Due to Return Value Optimization, the second form (passing a reference and modifying it) is almost certainly slower and less amendable to optimization, as well as less legible.
Let us consider a simple example function:
return_value foo( void );
Here are the possibilities that may occur:
- Return Value Optimization (RVO)
- Named Return Value Optimization (NRVO)
- Move semantic return
- Copy semantic return
What is Return Value Optimization? Consider this function:
return_value foo( void ) { return return_value(); }
In this example, an unnamed temporary variable is returned from a single exit point. Because of this, the compiler can easily (and is free to) completely remove any traces of this temporary value, and instead construct it directly in place, in the calling function:
void call_foo( void )
{
return_value tmp = foo();
}
In this example, tmp is actually directly used in foo as if foo defined it, removing all copies. This is a HUGE optimization if return_value is a non-trivial type.
When can RVO be used? That's up to the compiler, but in general, with a single return code point, it will always be used. Multiple return code points make it more iffy, but if they are all anonymous, your chances increase.
What about Named Return Value Optimization?
This one is a bit trickier; if you name the variable before you return it, it's now an l-value. This means the compiler has to do more work to prove that the in place construction will be possible:
return_type foo( void )
{
return_type bar;
// do stuff
return bar;
}
In general, this optimization is still possible, but less likely with multiple code paths, unless each code path returns the same object; returning multiple different objects from multiple different code paths tends to not difficult to optimize out:
return_type foo( void)
{
if(some_condition)
{
return_type bar = value;
return bar;
}
else
{
return_type bar2 = val2;
return bar2;
}
}
This is not going to be as well received. It's still possible NRVO could kick in, but it's getting less and less likely. If at all possible, construct a single return_value and tweak it in different code paths, rather than returning wholly different ones.
If NRVO is possible, this will get rid of any overhead; it will be as if it was constructed directly in the calling function.
If neither form of return value optimization is possible, Move return may be possible.
C++11 and C++03 both have the possibility to do move semantics; rather than copying the information out of one object into another, move semantics allow one object to steal the data in another, setting it to some default state. For C++03 move semantics, you need boost.move, but the concept is still sound.
Move return isn't as fast as RVO return, but it's drastically faster than a copy. For a compliant C++11 compiler, of which there are many today, all STL and STD structures should support move semantics. Your own objects may not have a default move constructor/assignment operator (MSVC do not currently have default move semantic operations for user defined types), but adding move semantics is not hard: just use the copy-and-swap idiom to add it!
What is the copy-and-swap idiom?
Finally, if your return_value does not support move and your function is too hard to RVO, you will default to copy semantics, which is what your friend said to avoid.
However, in a large amount of cases, this will not be significantly slower!
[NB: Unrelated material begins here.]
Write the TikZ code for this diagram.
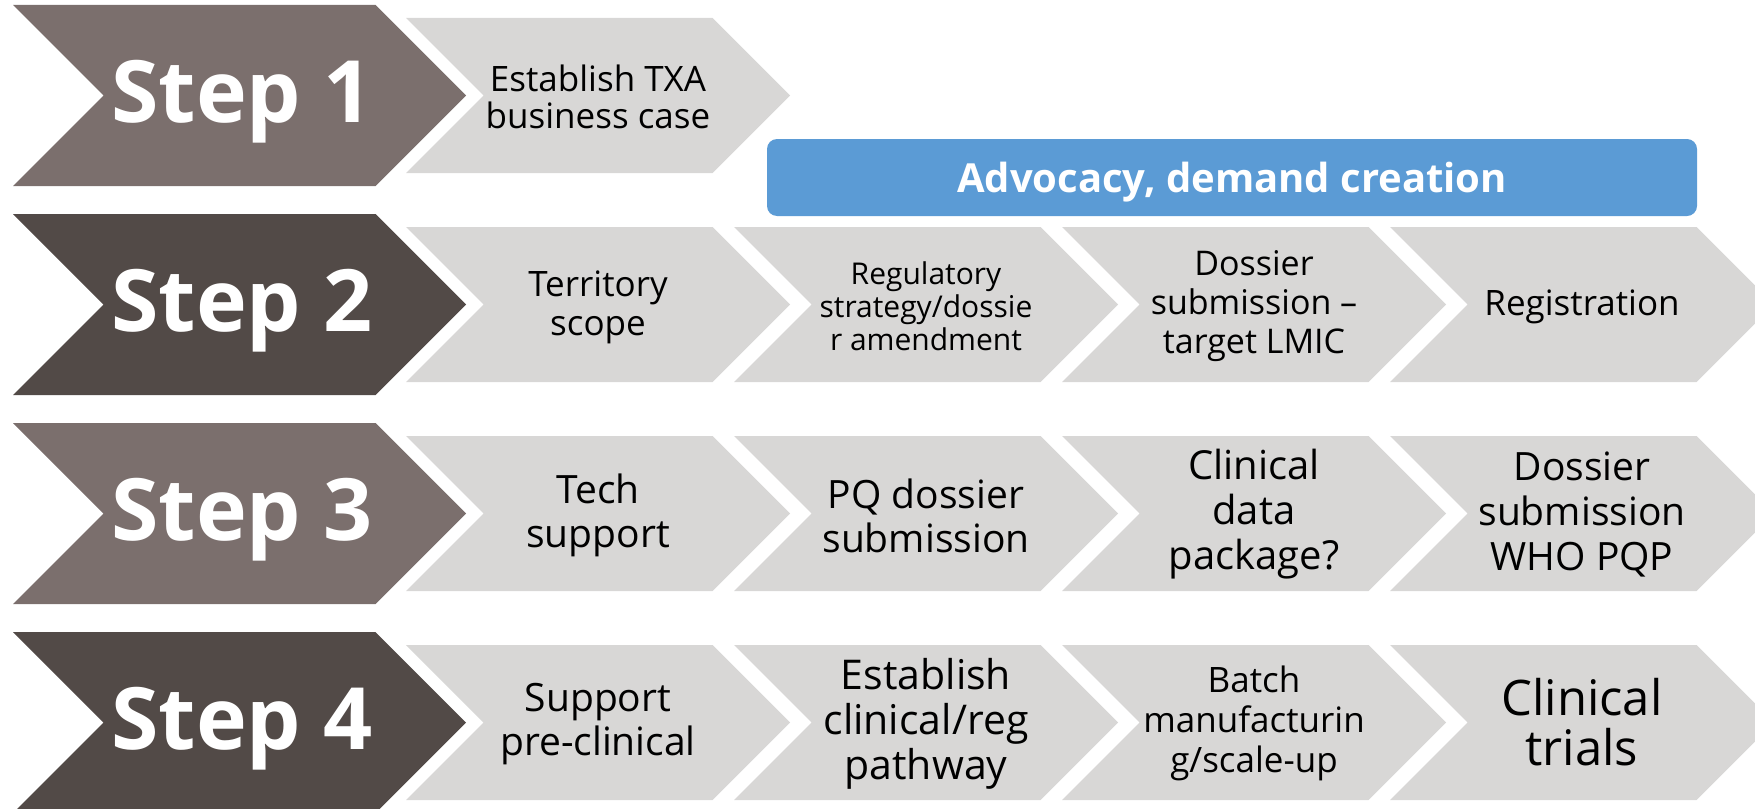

For primitive types, such as float or int or bool, copying is a single assignment or move; hardly the sort of thing to complain about; passing such things by reference without a really good reason is sure to make your code slower, as references are internally pointers. For something like your bool example, there's no reason to waste time or energy passing a bool by reference; returning it is the fastest possible way.
When you return something that fits in a register, it's usually returned in a register for exactly that reason; it's fast, and as noted, easiest to maintain.
If your type is a POD type, such as a simple struct, this can often be passed through registers via a fastcall mechanism, or optimized away into direct assignments.
If your type is a large and imposing type, such as std::string or something with a lot of data behind it, requiring lots of deep copies, and your code is sufficiently complex as to make RVO unlikely, then perhaps passing by reference is a better idea.
Summary
- Anonymous (rvalue) values of any kind should be returned by value
- Small or primitive types should be returned by value.
- Any type supporting move semantics (the STL, STD, etc) should be returned by value
- Named (lvalue) values that are easy to reason about should be returned by value
- Large data types in complex functions should be profiled or passed by reference
Always return by value when possible, if you are using C++11. It's more legible, and faster.